“Dover Beach” offers an early example of an English-language poem written in free verse, meaning that it does not subscribe to a regular, repeating metrical form. Although “free verse” did not arise as a literary term until the twentieth century, it nicely describes the complex rhythms of Arnold’s poem. No two lines in “Dover Beach” have the same exact meter. Instead, the rhythm shifts with the changing cadence of the speaker’s thoughts. The poem opens with an underlying iambic rhythm. The first two lines establish this rhythm, which is then broken in the third line:

     The sea is calm to-night.
     The ride is full, the moon lies fair
     U-pon the straits—on the French coast the light.

Though they differ in number of metrical feet, lines 1 and 2 both consist entirely of iambs. (Recall that an iamb is a foot with one unstressed and one stressed syllable, like “to-day”). The first two feet of line 3 are also iambs. But then, after the long dash, the iambic rhythm falters. Arnold gives us one pyrrhic foot (i.e., two unstressed syllables, “on the”) and one spondee (i.e., two stressed syllables, “French coast”), before returning with another iamb (“the light”). With this interruption, any sense of metrical regularity falls apart.

Arnold uses free verse to underscore the speaker’s sense that the world is uncertain and unpredictable. Over the course of the poem, the speaker grows increasingly preoccupied by his own dark thoughts about the human condition. In a world where the influence of faith is receding like the ebbing tide, and where “ignorant armies clash by night” (line 37), there can be no real sense of stability. Arnold reflects the underlying instability of the world in his unstable use of meter. The only example of perfectly regular meter repeated across two lines comes in the fourth and final stanza.
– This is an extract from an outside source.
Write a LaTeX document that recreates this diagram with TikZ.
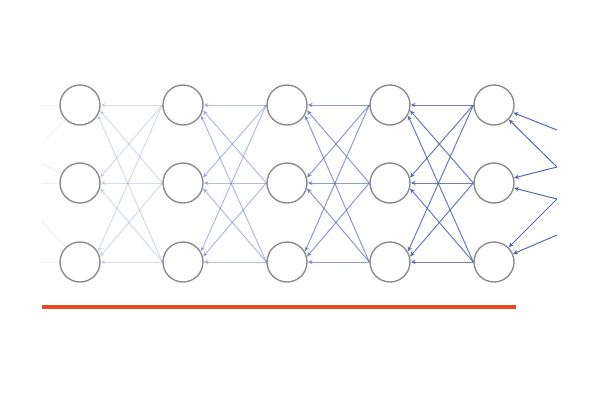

Here, the speaker declares that the world:

     Hath real-ly nei-ther joy, nor love, nor light,
     Nor cer-ti-tude, nor peace, nor help for pain.
(lines 33–34)

Here, Arnold uses strict iambic pentameter to describe the world’s many imperfections—including the lack of “certitude.” In a clever form of paradox, Arnold suggests that the only certainty is, perhaps, that there is no certainty.